My Voice is Slaughtered

yemeni mp
Ahmed Saif Hashed
When I became a child capable of discernment, able to grasp the rudiments of life and death, and the difference between staying and leaving, I witnessed what burdens the soul and weighs heavily on memory. More than fifty years have passed, yet those memories remain unyielding and impossible to forget.
I watched them slaughter a rabbit, and its piercing scream still erupts in my memory with pain, every time I recall it on some occasion or when something today reminds me of it. I never imagined I would witness so many wars, disasters, and vast tragedies in my lifetime.
I remember its agonizing scream just before the slaughter, as if a child had possessed it, crying out in a protest that exploded from its shocked voice. I recall the knife placed against its gasping throat, a refusal and protest against its execution without guilt, save for the desire of someone who craved its flesh, while its heartbeats reached a crescendo, and its breaths resembled those of a long-distance runner.
As the act of slaughter commenced, I remember the heavy hand clamping down on its mouth, suffocating its voice and stifling its breaths, while some of its stunned cries scattered like sparks from between the fingers pressing against its mouth, as if it were a cry of existential protest against a terrifying, grotesque reality.
* * *
I have always remembered this painful scene vividly, as if it occurred today, comparing it to other painful scenes that have passed or continue to unfold.
I recall it clearly as I witness the strangling of any voice that wishes to express its pains or the pains of others, or that seeks to protest against the oppression weighing heavily on weary shoulders, bleeding hearts, and the oppressed under authority, along with the pen that wishes to resist execution—perhaps even its owner’s execution.
They want to stifle the breaths of the people and silence their cries so that no one hears them. They use the heavy hand of power and tyranny to crush them and silence them forever. They aim to bind the people’s hands to their necks, to break their resistance, and to execute the voice of the oppressed, with no savior except fate.

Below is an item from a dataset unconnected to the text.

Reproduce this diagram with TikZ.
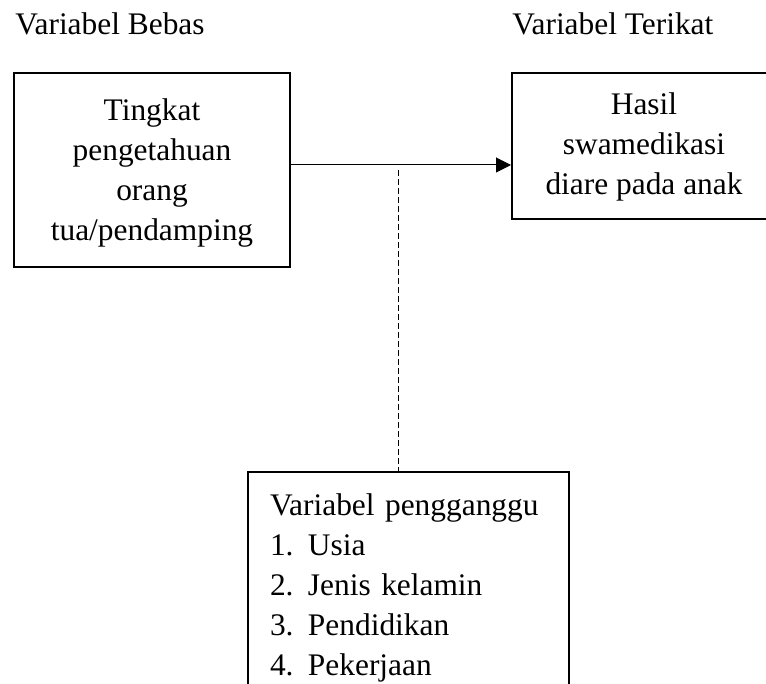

A moral execution is practiced against their citizens for the benefit of their tyranny. They want them to be submissive like flocks, docile and obedient like slaves. They do not want anyone to express dissent, objection, or a stance, or even the slightest indication of existence or humanity.
They want you to be them, not yourself. I have exerted every effort to be where I desire. I feel I am exercising my existence when I strive for the freedom I long for, asserting my will against those who wish to seize it. I find part of myself in the words of the American philosopher and poet Emerson, “The greatest achievement is to be the person you want to be in a world that tries to make you the person you do not want to be.”
They want to crush any victory you achieve, no matter how small, so that you neither rest nor smile, regardless of how prolonged your melancholy or how dashed your hopes. What if that victory is recorded against them? It is the arrogance and narcissism of power when crowned by tyranny.
They wish to tear out your tongue, rob your mind, trample your freedom, violate your independence, and corrupt your conscience to its very end.
* * *
Merchants of war, figures of power, corruption, and tyranny share the homeland for the benefit of others in exchange for scraps.
They tear apart the social fabric of the people, entrenching this disintegration with blood, death, hatred, and roadblocks, reinforcing boundaries through security and military checkpoints, complicating movement procedures, and imposing new laws that serve to entrench this division and disintegration, forcing citizens to comply and adhere to them.
They conspire with others to plunder the wealth of their people, deliberately starving their citizens and extorting them with their daily bread, all while subjecting them to humiliation and servitude.
The withholding of salaries, especially for teachers, and the prolonged continuation of this withholding, is but a part of this insidious policy that degrades human dignity and freedom, undermining the most crucial front of struggle—education—so that ignorance prevails, allowing them to seize the future of their people.
Simultaneously, they do not want any opposition or objection, even if it is minute or timid, not daring to raise an eyelash. They want you to be what they desire and crave! Whatever is postponed will be accomplished in each stage of increasing empowerment.